Tant s'en faut. Car certaines stèles, notamment une découverte à Cobá (Mexique), exhibent un décompte du temps beaucoup plus large. C'est le "grand compte long", qui englobe et dépasse les autres systèmes. Là où le compte long fonctionne grâce à cinq unités de temps, le grand compte long "en possède dix-neuf supplémentaires", dit le mayaniste américain. Avec, pour passer d'une unité à l'unité de niveau supérieur, une multiplication par vingt (les Mayas comptaient en base 20). Ainsi, le piktun, situé au-dessus du bak'tun, représente-t-il un peu plus de 7 890 ans. Et ainsi de suite. On entrevoit déjà le fort potentiel du système.
"Le temps maya est bien plus vaste que tout ce qui a été conçu par d'autres cosmologies ou par notre propre science, précise David Stuart. Certains événements mythologiques sont ainsi situés à des dates qui, si on les calcule, nous renvoient bien avant le Big Bang", c'est-à-dire il y a plus de 13,7 milliards d'années. Des textes mayas prévoient aussi des anniversaires de couronnement ou de naissance de rois, très longtemps après la fin du treizième bak'tun...
Quant à la capacité totale du temps maya, elle peut être calculée. C'est ce qu'a tenté David Stuart : si le compte long cesse après quelque 5 125 ans, le grand compte long, lui, ne s'épuise qu'après l'écoulement de 72 848 437 894 736 842 105 263 157 200 années solaires.

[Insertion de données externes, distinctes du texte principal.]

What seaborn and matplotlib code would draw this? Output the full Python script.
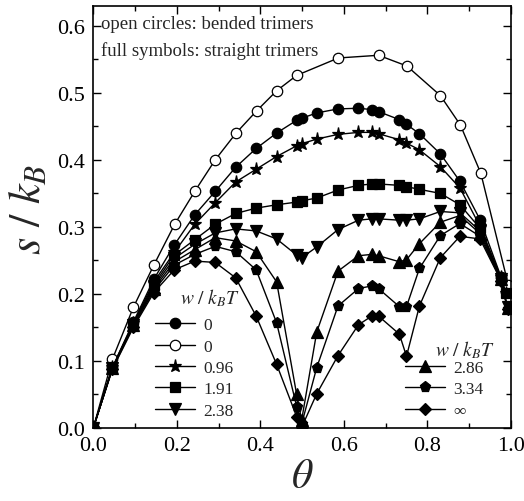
import matplotlib
matplotlib.use("Agg")
import matplotlib.pyplot as plt
import seaborn as sns
from matplotlib.ticker import MultipleLocator

# coverage values (shared by the straight-trimer curves)
theta_full = [0.0, 0.046, 0.096, 0.145, 0.194, 0.243, 0.292, 0.341, 0.390, 0.439,
              0.487, 0.499, 0.535, 0.586, 0.635, 0.667, 0.683, 0.733, 0.750, 0.781,
              0.831, 0.878, 0.926, 0.976]
theta_end_a = 0.988
theta_end_b = 0.992

# bended trimers (open circles)
theta_open = [0.0, 0.046, 0.096, 0.145, 0.195, 0.244, 0.292, 0.342, 0.391, 0.439,
              0.487, 0.587, 0.683, 0.751, 0.831, 0.879, 0.928, 0.994]
s_open = [0.0, 0.103, 0.180, 0.243, 0.304, 0.354, 0.400, 0.440, 0.473, 0.503,
          0.526, 0.552, 0.556, 0.540, 0.496, 0.452, 0.380, 0.213]

# straight trimers (full symbols)
s_w0 = [0.0, 0.091, 0.158, 0.222, 0.273, 0.318, 0.353, 0.389, 0.417, 0.440, 0.459, 0.462,
        0.470, 0.476, 0.477, 0.475, 0.472, 0.460, 0.453, 0.439, 0.409, 0.368, 0.311, 0.226, 0.203]
s_w096 = [0.0, 0.091, 0.156, 0.218, 0.262, 0.304, 0.336, 0.367, 0.386, 0.405, 0.421, 0.424,
          0.431, 0.438, 0.441, 0.441, 0.439, 0.430, 0.425, 0.415, 0.390, 0.358, 0.301, 0.225, 0.202]
s_w191 = [0.0, 0.090, 0.155, 0.214, 0.258, 0.281, 0.304, 0.320, 0.328, 0.333, 0.337, 0.339,
          0.343, 0.355, 0.362, 0.364, 0.364, 0.362, 0.360, 0.356, 0.350, 0.333, 0.298, 0.224, 0.201]
s_w238 = [0.0, 0.090, 0.154, 0.211, 0.253, 0.274, 0.291, 0.297, 0.294, 0.282, 0.258, 0.254,
          0.270, 0.296, 0.310, 0.312, 0.312, 0.310, 0.310, 0.312, 0.323, 0.321, 0.294, 0.223, 0.180]
s_w286 = [0.0, 0.089, 0.153, 0.208, 0.248, 0.266, 0.284, 0.279, 0.263, 0.218, 0.050, 0.012,
          0.143, 0.234, 0.257, 0.259, 0.257, 0.248, 0.251, 0.275, 0.307, 0.317, 0.290, 0.222, 0.179]
s_w334 = [0.0, 0.089, 0.152, 0.205, 0.243, 0.259, 0.271, 0.263, 0.236, 0.157, 0.032, 0.006,
          0.090, 0.182, 0.208, 0.212, 0.208, 0.181, 0.181, 0.238, 0.287, 0.305, 0.286, 0.221, 0.178]
s_winf = [0.0, 0.088, 0.150, 0.202, 0.236, 0.249, 0.247, 0.224, 0.167, 0.095, 0.017, 0.001,
          0.051, 0.108, 0.154, 0.167, 0.167, 0.140, 0.107, 0.182, 0.254, 0.286, 0.282, 0.220, 0.177]

labels_left = ["0", "0", "0.96", "1.91", "2.38"]
labels_right = ["2.86", "3.34", "\u221e"]

sns.set_style("ticks")
plt.rcParams["font.family"] = ["Liberation Serif", "DejaVu Serif"]
plt.rcParams["mathtext.fontset"] = "stix"

fig = plt.figure(figsize=(5.24, 5.02), dpi=100)
ax = fig.add_axes([0.178, 0.1454, 0.797, 0.8413])

ta = theta_full + [theta_end_a]
tb = theta_full + [theta_end_b]
series = [
    (ta, s_w0, "o", "black"),
    (theta_open, s_open, "o", "white"),
    (ta, s_w096, "*", "black"),
    (ta, s_w191, "s", "black"),
    (tb, s_w238, "v", "black"),
    (tb, s_w286, "^", "black"),
    (tb, s_w334, "p", "black"),
    (tb, s_winf, "D", "black"),
]
sizes = {"o": 7.5, "*": 9.5, "s": 6.8, "v": 8, "^": 8, "p": 8, "D": 6.3}

handles = []
for th, s, m, fc in series:
    sns.lineplot(x=th, y=s, ax=ax, color="black", lw=1.0, marker=m,
                 markersize=sizes[m], markerfacecolor=fc, markeredgecolor="black",
                 markeredgewidth=0.9, estimator=None, sort=False)
    handles.append(ax.lines[-1])

ax.set_xlim(0, 1.0)
ax.set_ylim(0, 0.63)
ax.xaxis.set_major_locator(MultipleLocator(0.2))
ax.xaxis.set_minor_locator(MultipleLocator(0.1))
ax.yaxis.set_major_locator(MultipleLocator(0.1))
ax.yaxis.set_minor_locator(MultipleLocator(0.05))
ax.xaxis.set_major_formatter(plt.FormatStrFormatter("%.1f"))
ax.yaxis.set_major_formatter(plt.FormatStrFormatter("%.1f"))
ax.tick_params(which="both", direction="in", top=True, right=True, width=1.0,
               labelsize=16, color="black", labelcolor="black")
ax.tick_params(which="major", length=6, pad=6)
ax.tick_params(which="minor", length=3.5)
for sp in ax.spines.values():
    sp.set_linewidth(1.2)
    sp.set_color("black")

ax.set_xlabel(r"$\theta$", fontsize=30)
ax.set_ylabel(r"$s\ /\ k_{B}$", fontsize=32)
ax.xaxis.set_label_coords(0.5, -0.07)
ax.yaxis.set_label_coords(-0.105, 0.52)

ax.text(0.018, 0.957, "open circles: bended trimers", transform=ax.transAxes,
        fontsize=13.5, va="center", ha="left")
ax.text(0.018, 0.894, "full symbols: straight trimers", transform=ax.transAxes,
        fontsize=13.5, va="center", ha="left")

leg_kw = dict(frameon=False, fontsize=12.5, handlelength=2.3, handletextpad=0.5,
              labelspacing=0.3, borderpad=0, borderaxespad=0, loc="lower left")
leg1 = ax.legend(handles=handles[:5], labels=labels_left,
                 bbox_to_anchor=(0.148, 0.022), **leg_kw)
ax.add_artist(leg1)
ax.legend(handles=handles[5:], labels=labels_right,
          bbox_to_anchor=(0.746, 0.022), **leg_kw)

ax.text(0.28, 0.31, r"$w\ /\ k_{B}T$", transform=ax.transAxes, fontsize=14,
        ha="center", va="center")
ax.text(0.89, 0.187, r"$w\ /\ k_{B}T$", transform=ax.transAxes, fontsize=14,
        ha="center", va="center")

fig.savefig("out.png", dpi=100)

C'est-à-dire dans plus de 72 milliards de milliards de milliards d'années. L'écoulement même du temps et la structure de l'univers n'auront alors plus grand-chose à voir avec ce que nous connaissons aujourd'hui. Il faut le reconnaître aux anciens Mayas : la probabilité est forte pour que l'humanité ne soit alors plus dans les parages pour s'intéresser à ces bouleversements.